Print the entries verbatim, leaving out the images they contain.

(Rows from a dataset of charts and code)
+ + + + +

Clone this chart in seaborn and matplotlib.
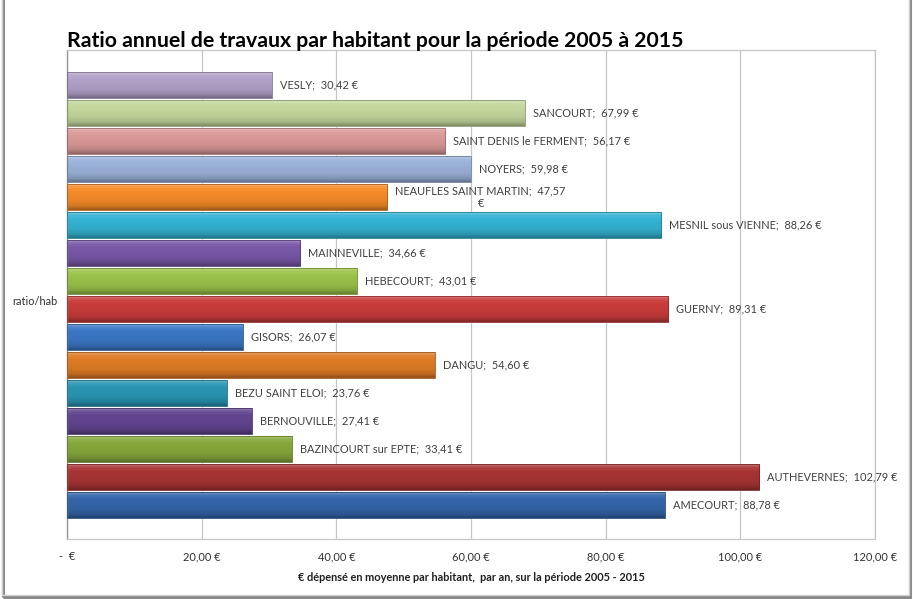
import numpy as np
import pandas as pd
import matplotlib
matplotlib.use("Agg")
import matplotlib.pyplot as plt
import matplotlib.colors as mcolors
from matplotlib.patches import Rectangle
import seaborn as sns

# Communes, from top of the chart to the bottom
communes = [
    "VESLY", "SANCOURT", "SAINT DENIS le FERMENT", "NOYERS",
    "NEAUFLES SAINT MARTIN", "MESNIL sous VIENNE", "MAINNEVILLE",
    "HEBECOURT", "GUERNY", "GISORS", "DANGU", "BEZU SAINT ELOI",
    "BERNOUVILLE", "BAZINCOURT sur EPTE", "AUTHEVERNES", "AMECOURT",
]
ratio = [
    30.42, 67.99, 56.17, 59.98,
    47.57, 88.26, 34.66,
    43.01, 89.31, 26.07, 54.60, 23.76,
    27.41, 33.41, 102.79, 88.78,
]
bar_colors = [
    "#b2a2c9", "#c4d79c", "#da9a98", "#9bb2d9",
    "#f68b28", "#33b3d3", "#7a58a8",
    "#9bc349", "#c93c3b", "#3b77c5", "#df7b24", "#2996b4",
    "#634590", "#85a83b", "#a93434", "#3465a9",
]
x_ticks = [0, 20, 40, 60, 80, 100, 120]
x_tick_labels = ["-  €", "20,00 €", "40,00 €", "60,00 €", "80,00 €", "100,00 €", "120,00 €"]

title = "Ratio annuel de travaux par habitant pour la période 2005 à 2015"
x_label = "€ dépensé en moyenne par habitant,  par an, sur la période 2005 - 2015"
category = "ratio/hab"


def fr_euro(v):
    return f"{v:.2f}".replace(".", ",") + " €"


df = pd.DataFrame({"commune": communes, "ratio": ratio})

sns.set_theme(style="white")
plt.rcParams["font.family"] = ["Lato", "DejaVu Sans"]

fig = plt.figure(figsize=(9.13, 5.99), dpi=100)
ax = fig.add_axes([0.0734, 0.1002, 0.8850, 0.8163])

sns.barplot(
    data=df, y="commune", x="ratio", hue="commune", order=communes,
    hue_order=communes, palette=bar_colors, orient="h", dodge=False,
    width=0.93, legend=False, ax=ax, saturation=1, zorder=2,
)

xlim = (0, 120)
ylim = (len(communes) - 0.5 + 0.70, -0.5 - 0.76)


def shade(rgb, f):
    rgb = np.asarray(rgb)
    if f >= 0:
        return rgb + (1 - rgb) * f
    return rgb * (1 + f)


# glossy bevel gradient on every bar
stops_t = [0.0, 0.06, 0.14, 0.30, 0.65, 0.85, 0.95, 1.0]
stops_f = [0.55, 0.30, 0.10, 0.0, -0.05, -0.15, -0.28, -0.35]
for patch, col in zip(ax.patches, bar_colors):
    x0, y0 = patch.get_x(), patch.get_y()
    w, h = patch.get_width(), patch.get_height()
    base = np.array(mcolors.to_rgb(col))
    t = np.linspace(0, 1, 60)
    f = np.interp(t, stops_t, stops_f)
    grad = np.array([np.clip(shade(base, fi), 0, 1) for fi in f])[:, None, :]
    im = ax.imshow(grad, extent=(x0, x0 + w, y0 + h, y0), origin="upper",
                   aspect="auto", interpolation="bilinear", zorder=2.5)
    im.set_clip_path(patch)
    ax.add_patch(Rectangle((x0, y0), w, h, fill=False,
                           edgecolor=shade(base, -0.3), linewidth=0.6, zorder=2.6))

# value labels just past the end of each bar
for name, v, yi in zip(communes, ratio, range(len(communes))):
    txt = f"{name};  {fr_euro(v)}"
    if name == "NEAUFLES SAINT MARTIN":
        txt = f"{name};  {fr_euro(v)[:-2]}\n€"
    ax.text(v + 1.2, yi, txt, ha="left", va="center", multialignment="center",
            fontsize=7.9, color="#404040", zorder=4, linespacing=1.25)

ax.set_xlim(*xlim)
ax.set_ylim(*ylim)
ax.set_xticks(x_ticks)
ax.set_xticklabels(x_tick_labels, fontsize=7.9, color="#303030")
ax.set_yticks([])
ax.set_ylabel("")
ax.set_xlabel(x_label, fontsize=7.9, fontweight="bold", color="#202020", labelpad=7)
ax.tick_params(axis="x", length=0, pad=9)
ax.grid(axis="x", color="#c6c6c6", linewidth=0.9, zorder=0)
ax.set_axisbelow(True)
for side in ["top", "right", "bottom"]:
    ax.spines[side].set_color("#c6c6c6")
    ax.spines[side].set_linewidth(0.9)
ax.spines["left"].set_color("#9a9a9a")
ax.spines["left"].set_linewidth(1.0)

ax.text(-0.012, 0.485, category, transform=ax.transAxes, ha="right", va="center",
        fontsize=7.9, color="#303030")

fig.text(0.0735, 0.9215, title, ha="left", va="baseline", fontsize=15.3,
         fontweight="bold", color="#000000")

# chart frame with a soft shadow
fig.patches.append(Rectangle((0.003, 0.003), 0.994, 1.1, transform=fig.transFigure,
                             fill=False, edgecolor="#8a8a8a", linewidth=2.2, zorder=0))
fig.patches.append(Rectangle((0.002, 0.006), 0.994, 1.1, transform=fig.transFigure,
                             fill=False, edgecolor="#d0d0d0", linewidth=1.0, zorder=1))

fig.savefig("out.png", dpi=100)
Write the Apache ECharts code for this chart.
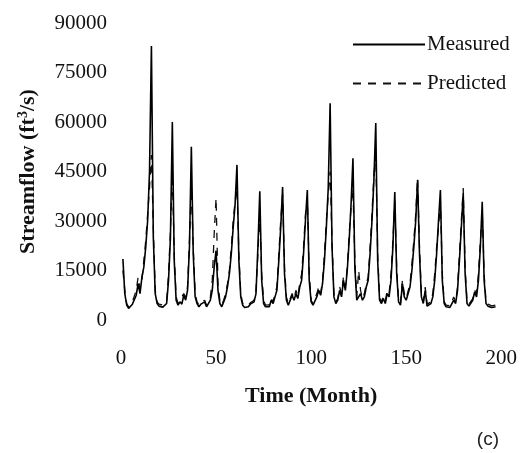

+ + + + +

▶ [Solution]:
Clone this chart in seaborn and matplotlib.
import numpy as np
import pandas as pd
import matplotlib
matplotlib.use("Agg")
import matplotlib.pyplot as plt
import matplotlib.colors as mcolors
from matplotlib.patches import Rectangle
import seaborn as sns

# Communes, from top of the chart to the bottom
communes = [
    "VESLY", "SANCOURT", "SAINT DENIS le FERMENT", "NOYERS",
    "NEAUFLES SAINT MARTIN", "MESNIL sous VIENNE", "MAINNEVILLE",
    "HEBECOURT", "GUERNY", "GISORS", "DANGU", "BEZU SAINT ELOI",
    "BERNOUVILLE", "BAZINCOURT sur EPTE", "AUTHEVERNES", "AMECOURT",
]
ratio = [
    30.42, 67.99, 56.17, 59.98,
    47.57, 88.26, 34.66,
    43.01, 89.31, 26.07, 54.60, 23.76,
    27.41, 33.41, 102.79, 88.78,
]
bar_colors = [
    "#b2a2c9", "#c4d79c", "#da9a98", "#9bb2d9",
    "#f68b28", "#33b3d3", "#7a58a8",
    "#9bc349", "#c93c3b", "#3b77c5", "#df7b24", "#2996b4",
    "#634590", "#85a83b", "#a93434", "#3465a9",
]
x_ticks = [0, 20, 40, 60, 80, 100, 120]
x_tick_labels = ["-  €", "20,00 €", "40,00 €", "60,00 €", "80,00 €", "100,00 €", "120,00 €"]

title = "Ratio annuel de travaux par habitant pour la période 2005 à 2015"
x_label = "€ dépensé en moyenne par habitant,  par an, sur la période 2005 - 2015"
category = "ratio/hab"


def fr_euro(v):
    return f"{v:.2f}".replace(".", ",") + " €"


df = pd.DataFrame({"commune": communes, "ratio": ratio})

sns.set_theme(style="white")
plt.rcParams["font.family"] = ["Lato", "DejaVu Sans"]

fig = plt.figure(figsize=(9.13, 5.99), dpi=100)
ax = fig.add_axes([0.0734, 0.1002, 0.8850, 0.8163])

sns.barplot(
    data=df, y="commune", x="ratio", hue="commune", order=communes,
    hue_order=communes, palette=bar_colors, orient="h", dodge=False,
    width=0.93, legend=False, ax=ax, saturation=1, zorder=2,
)

xlim = (0, 120)
ylim = (len(communes) - 0.5 + 0.70, -0.5 - 0.76)


def shade(rgb, f):
    rgb = np.asarray(rgb)
    if f >= 0:
        return rgb + (1 - rgb) * f
    return rgb * (1 + f)


# glossy bevel gradient on every bar
stops_t = [0.0, 0.06, 0.14, 0.30, 0.65, 0.85, 0.95, 1.0]
stops_f = [0.55, 0.30, 0.10, 0.0, -0.05, -0.15, -0.28, -0.35]
for patch, col in zip(ax.patches, bar_colors):
    x0, y0 = patch.get_x(), patch.get_y()
    w, h = patch.get_width(), patch.get_height()
    base = np.array(mcolors.to_rgb(col))
    t = np.linspace(0, 1, 60)
    f = np.interp(t, stops_t, stops_f)
    grad = np.array([np.clip(shade(base, fi), 0, 1) for fi in f])[:, None, :]
    im = ax.imshow(grad, extent=(x0, x0 + w, y0 + h, y0), origin="upper",
                   aspect="auto", interpolation="bilinear", zorder=2.5)
    im.set_clip_path(patch)
    ax.add_patch(Rectangle((x0, y0), w, h, fill=False,
                           edgecolor=shade(base, -0.3), linewidth=0.6, zorder=2.6))

# value labels just past the end of each bar
for name, v, yi in zip(communes, ratio, range(len(communes))):
    txt = f"{name};  {fr_euro(v)}"
    if name == "NEAUFLES SAINT MARTIN":
        txt = f"{name};  {fr_euro(v)[:-2]}\n€"
    ax.text(v + 1.2, yi, txt, ha="left", va="center", multialignment="center",
            fontsize=7.9, color="#404040", zorder=4, linespacing=1.25)

ax.set_xlim(*xlim)
ax.set_ylim(*ylim)
ax.set_xticks(x_ticks)
ax.set_xticklabels(x_tick_labels, fontsize=7.9, color="#303030")
ax.set_yticks([])
ax.set_ylabel("")
ax.set_xlabel(x_label, fontsize=7.9, fontweight="bold", color="#202020", labelpad=7)
ax.tick_params(axis="x", length=0, pad=9)
ax.grid(axis="x", color="#c6c6c6", linewidth=0.9, zorder=0)
ax.set_axisbelow(True)
for side in ["top", "right", "bottom"]:
    ax.spines[side].set_color("#c6c6c6")
    ax.spines[side].set_linewidth(0.9)
ax.spines["left"].set_color("#9a9a9a")
ax.spines["left"].set_linewidth(1.0)

ax.text(-0.012, 0.485, category, transform=ax.transAxes, ha="right", va="center",
        fontsize=7.9, color="#303030")

fig.text(0.0735, 0.9215, title, ha="left", va="baseline", fontsize=15.3,
         fontweight="bold", color="#000000")

# chart frame with a soft shadow
fig.patches.append(Rectangle((0.003, 0.003), 0.994, 1.1, transform=fig.transFigure,
                             fill=False, edgecolor="#8a8a8a", linewidth=2.2, zorder=0))
fig.patches.append(Rectangle((0.002, 0.006), 0.994, 1.1, transform=fig.transFigure,
                             fill=False, edgecolor="#d0d0d0", linewidth=1.0, zorder=1))

fig.savefig("out.png", dpi=100)
Write the Apache ECharts code for this chart.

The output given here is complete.